James Green
Biography
James Green
James Green is a historian and the author of six books on American labor and radical movements, including DEATH IN THE HAYMARKET: A Story of Chicago, the First Labor Movement and the Bombing that Divided Gilded Age America.
He received his BA from Northwestern University in 1966 and his PhD in History from Yale University in 1972 where he studied with C. Vann Woodward. He has taught at Brandeis and Warwick universities, served as Fulbright Senior Lecturer at the University of Genoa and as Professor of History and Labor Studies at the University of Massachusetts Boston from 1977 to 2014. He has lectured at the Harvard Trade Union Program since 1987 and he is currently a Distinguished Lecturer for the Organization of American Historians and a member of the editorial board for the OAH’s Journal of American History.
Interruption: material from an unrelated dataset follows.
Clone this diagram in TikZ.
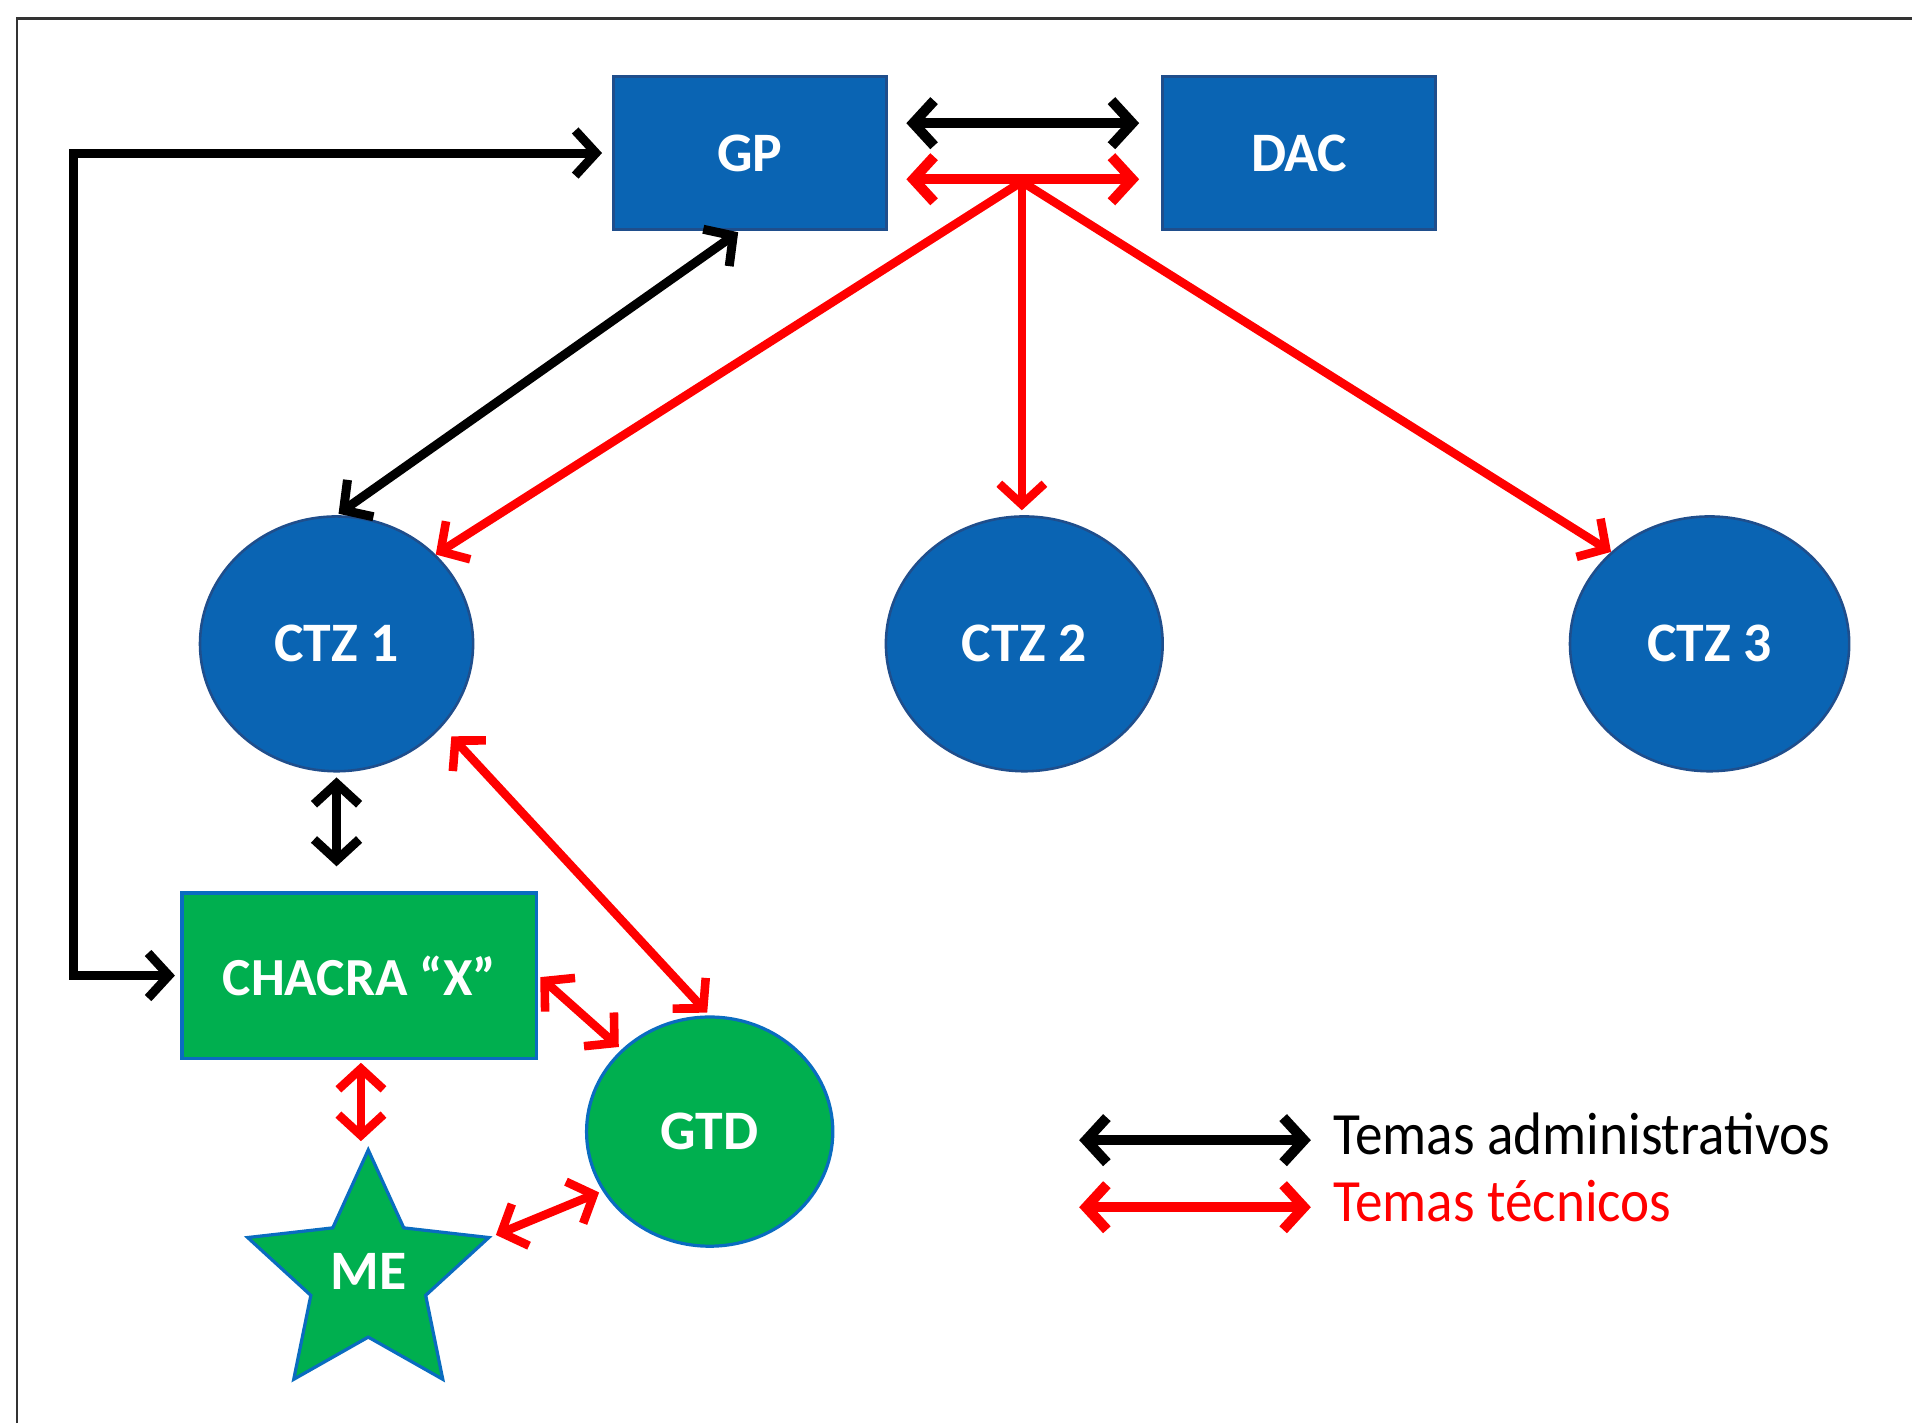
\documentclass[tikz,border=0pt]{standalone}
\usepackage{fontspec}
\setmainfont{Carlito}
\newfontfamily\legendfont[FakeStretch=0.92]{Carlito}
\usetikzlibrary{arrows.meta,shapes.geometric}
\definecolor{boxblue}{HTML}{0A64B3}
\definecolor{edgeblue}{HTML}{1F4E8C}
\definecolor{chacragreen}{HTML}{00AF4F}
\definecolor{greenedge}{HTML}{0A6CC0}
\definecolor{techred}{HTML}{FF0000}
\definecolor{framegray}{HTML}{333333}
\begin{document}
\begin{tikzpicture}[x=0.02cm,y=-0.02cm,
  labelfont/.style={text=white, font=\fontsize{26}{30}\selectfont\bfseries},
  bluebox/.style={rectangle, fill=boxblue, draw=edgeblue, line width=1.5pt,
    minimum width=4.48cm, minimum height=2.5cm, inner sep=0pt, labelfont},
  bluecirc/.style={ellipse, fill=boxblue, draw=edgeblue, line width=1.2pt,
    minimum width=4.48cm, minimum height=4.18cm, inner sep=0pt, labelfont},
  greenbox/.style={rectangle, fill=chacragreen, draw=greenedge, line width=1.8pt,
    minimum width=5.82cm, minimum height=2.72cm, inner sep=0pt, labelfont},
  greencirc/.style={ellipse, fill=chacragreen, draw=greenedge, line width=1.5pt,
    minimum width=4.04cm, minimum height=3.76cm, inner sep=0pt, labelfont},
  greenstar/.style={star, star points=5, star point ratio=2.1, fill=chacragreen,
    draw=greenedge, line width=1.5pt, minimum size=4.16cm, inner sep=0pt},
  tip/.tip={Straight Barb[length=0.34cm,width=0.74cm]},
  admin/.style={draw=black, line width=4.2pt, {tip}-{tip}},
  tech/.style={draw=techred, line width=4pt, {tip}-{tip}},
  techone/.style={draw=techred, line width=4pt, -{tip}},
  legendtext/.style={anchor=west, inner sep=0pt, font=\legendfont\fontsize{28}{30}\selectfont}
]
\useasboundingbox (0,0) rectangle (1568,1167);
\draw[line width=1.3pt, framegray] (14,1167) -- (14,15) -- (1568,15);

% nodes
\node[bluebox] (gp) at (615,125.5) {GP};
\node[bluebox] (dac) at (1065.5,125.5) {DAC};
\node[bluecirc] (ctz1) at (276,528) {CTZ 1};
\node[bluecirc, minimum width=4.54cm] (ctz2) at (840,528) {CTZ 2};
\node[bluecirc, minimum width=4.58cm] (ctz3) at (1402,528) {CTZ 3};
\node[greenbox, font=\fontsize{25}{30}\selectfont\bfseries] (chacra) at (294.5,800) {CHACRA “X”};
\node[greencirc] (gtd) at (582,928) {GTD};
\node[greenstar] (me) at (302,1047) {};
\node[labelfont] (metext) at (302,1043) {ME};

\coordinate (hub) at (838,149);

% administrative (black) connectors
\draw[admin, line width=4.8pt, shorten <=0.3cm, shorten >=0.36cm] ([yshift=0.49cm]gp.east) -- ([yshift=0.49cm]dac.west);
\draw[admin, shorten <=0.04cm, shorten >=0.04cm] ([xshift=-0.16cm]gp.south) -- (ctz1.north);
\draw[admin, shorten <=0.08cm, shorten >=0.16cm] (chacra.west) -- ++(-87,0) |- (gp.west);
\draw[admin, shorten <=0.08cm, shorten >=0.4cm] (ctz1.south) -- (ctz1.south |- chacra.north);

% technical (red) connectors
\draw[tech, line width=4.8pt, shorten <=0.3cm, shorten >=0.36cm] ([yshift=-0.43cm]gp.east) -- ([yshift=-0.43cm]dac.west);
\draw[techone] (hub) -- (ctz1.42);
\draw[techone, shorten >=0.08cm] (hub) -- (hub |- ctz2.north);
\draw[techone] (hub) -- (ctz3.137);
\draw[tech, shorten <=0.22cm, shorten >=0.06cm] (ctz1.-38) -- (gtd.north);
\draw[tech, shorten <=0.04cm, shorten >=0.06cm] (chacra.east) -- (gtd.137);
\draw[tech, shorten <=0.04cm, shorten >=0.08cm] ([xshift=0.03cm]chacra.south) -- ([xshift=0.03cm]chacra.south |- me.north);
\draw[tech, shorten <=0.06cm, shorten >=0.06cm] (me.outer point 5) -- (gtd.209);

% legend
\node[legendtext, text=black] (ladmin) at (1093,930) {Temas administrativos};
\node[legendtext, text=techred] (ltech) at (1093,985) {Temas técnicos};
\coordinate (la) at (885,935);
\coordinate (lt) at (885,990);
\draw[admin, line width=4.8pt, shorten >=0.36cm] (la) -- (la -| ladmin.west);
\draw[tech, line width=4.8pt, shorten >=0.36cm] (lt) -- (lt -| ltech.west);
\end{tikzpicture}
\end{document}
Over the years, Green has been involved in a number of community and labor support activities, including community-based history workshops on Massachusetts with retired Lynn shoe workers, Lawrence textile workers; commemorative activities like the one in Boston’s Faneuil Hall where local union members who gathered in 1986 to mark the 100th anniversary of the May 1st eight-hour strikes, documentary films like “The Great Depression” series aired on the Public Broadcasting System in 1993, and preservation efforts, like the successful attempt to win National Landmark status for the restored monument to the victims of the 1914 Ludlow massacre in Colorado. Green has served a president of the Labor and Working Class History Association from 2002-04, and in 2009 he received the Sol Stetin Labor History Award from the Sidney Hillman Foundation.
Green was born in Oak Park, Illinois and raised in Carpentersville, IL. He now lives in Somerville, Massachusetts.